Who in the set is really worth collecting?
Surely that's a matter for the market to decide. There are plenty of examples of a card being valuable, even though the player on the card is no great shakes. Does anybody want any Billy Ripken card that's NOT a 1989 Fleer? When there's only 10 copies in existence of a card, it doesn't take much. Even if you could show that there were, say, 5 extra sets printed off, I don't see how that makes the cards worthless. And if they are worthless, they're my cards and I'm doomed to pay 1 cent rent on them for all eternity, or I can chuck them in a box and nobody will ever see them.

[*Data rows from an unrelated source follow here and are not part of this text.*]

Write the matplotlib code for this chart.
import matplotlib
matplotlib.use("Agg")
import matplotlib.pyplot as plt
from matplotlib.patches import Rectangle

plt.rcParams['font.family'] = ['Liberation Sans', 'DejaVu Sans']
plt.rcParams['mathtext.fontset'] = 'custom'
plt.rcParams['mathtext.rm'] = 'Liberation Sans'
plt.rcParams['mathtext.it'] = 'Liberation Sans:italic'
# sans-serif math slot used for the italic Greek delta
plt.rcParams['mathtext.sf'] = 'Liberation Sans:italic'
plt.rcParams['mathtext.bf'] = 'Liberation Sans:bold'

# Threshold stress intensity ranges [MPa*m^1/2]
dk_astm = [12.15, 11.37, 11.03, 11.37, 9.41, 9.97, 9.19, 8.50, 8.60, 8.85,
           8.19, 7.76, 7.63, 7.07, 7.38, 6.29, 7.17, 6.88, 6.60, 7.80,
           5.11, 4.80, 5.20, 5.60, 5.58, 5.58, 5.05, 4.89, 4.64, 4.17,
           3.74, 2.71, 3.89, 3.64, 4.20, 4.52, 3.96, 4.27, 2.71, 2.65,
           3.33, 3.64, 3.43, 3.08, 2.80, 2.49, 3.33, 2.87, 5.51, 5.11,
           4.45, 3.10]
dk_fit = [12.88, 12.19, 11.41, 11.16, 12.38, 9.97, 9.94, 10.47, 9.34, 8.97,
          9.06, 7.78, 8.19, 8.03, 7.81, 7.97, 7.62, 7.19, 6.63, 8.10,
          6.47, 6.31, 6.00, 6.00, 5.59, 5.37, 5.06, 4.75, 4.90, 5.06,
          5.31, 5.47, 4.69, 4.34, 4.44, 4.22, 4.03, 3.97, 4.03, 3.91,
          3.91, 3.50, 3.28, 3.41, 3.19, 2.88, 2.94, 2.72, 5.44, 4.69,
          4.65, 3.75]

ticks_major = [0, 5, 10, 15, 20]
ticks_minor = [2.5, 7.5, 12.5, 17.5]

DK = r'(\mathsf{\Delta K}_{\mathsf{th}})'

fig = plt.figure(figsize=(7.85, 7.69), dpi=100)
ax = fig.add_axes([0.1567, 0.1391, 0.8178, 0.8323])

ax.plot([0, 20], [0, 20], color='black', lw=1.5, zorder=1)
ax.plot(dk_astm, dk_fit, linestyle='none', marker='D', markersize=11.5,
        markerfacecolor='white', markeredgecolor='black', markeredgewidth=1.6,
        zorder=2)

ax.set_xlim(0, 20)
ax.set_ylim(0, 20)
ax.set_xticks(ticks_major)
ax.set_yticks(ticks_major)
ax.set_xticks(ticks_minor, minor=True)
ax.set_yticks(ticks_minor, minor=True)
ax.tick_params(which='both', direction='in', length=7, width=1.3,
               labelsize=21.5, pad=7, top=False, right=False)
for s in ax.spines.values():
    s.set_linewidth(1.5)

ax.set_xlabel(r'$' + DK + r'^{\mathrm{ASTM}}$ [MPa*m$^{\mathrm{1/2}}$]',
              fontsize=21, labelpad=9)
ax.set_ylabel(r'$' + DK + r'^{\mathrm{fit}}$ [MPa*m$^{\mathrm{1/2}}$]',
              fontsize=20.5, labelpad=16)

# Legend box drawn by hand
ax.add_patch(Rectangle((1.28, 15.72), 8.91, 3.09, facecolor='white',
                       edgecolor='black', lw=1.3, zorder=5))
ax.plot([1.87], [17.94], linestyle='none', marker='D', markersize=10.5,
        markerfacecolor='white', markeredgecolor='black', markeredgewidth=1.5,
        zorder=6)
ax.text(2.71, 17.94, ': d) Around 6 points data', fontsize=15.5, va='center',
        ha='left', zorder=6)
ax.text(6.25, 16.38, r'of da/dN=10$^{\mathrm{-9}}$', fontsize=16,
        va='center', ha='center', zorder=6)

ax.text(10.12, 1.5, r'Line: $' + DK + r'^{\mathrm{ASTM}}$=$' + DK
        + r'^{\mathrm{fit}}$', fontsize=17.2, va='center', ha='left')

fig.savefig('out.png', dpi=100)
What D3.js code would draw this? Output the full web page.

One of the characteristics of a free market is that things tend to wind up with the people who value them most. Maybe I'm the only person in the world who thinks these things have any value. If that's the case, then I'll be dead and buried before I ever sell them, but it's probably the same with 100,000 other items I own. By definition, every card in my port is something that nobody was willing and able to buy from me at my asking price.
Like you say, back in the day, even the commons from this set were $100, and the stars (at the time people like Travis Lee and Kerry Wood) would have been offered at shows in the $1,000 to $2,500 range. And while there might not have been a corresponding pile of cash for the cards, the cards would have easily traded for other cards in that range if the seller was willing to trade.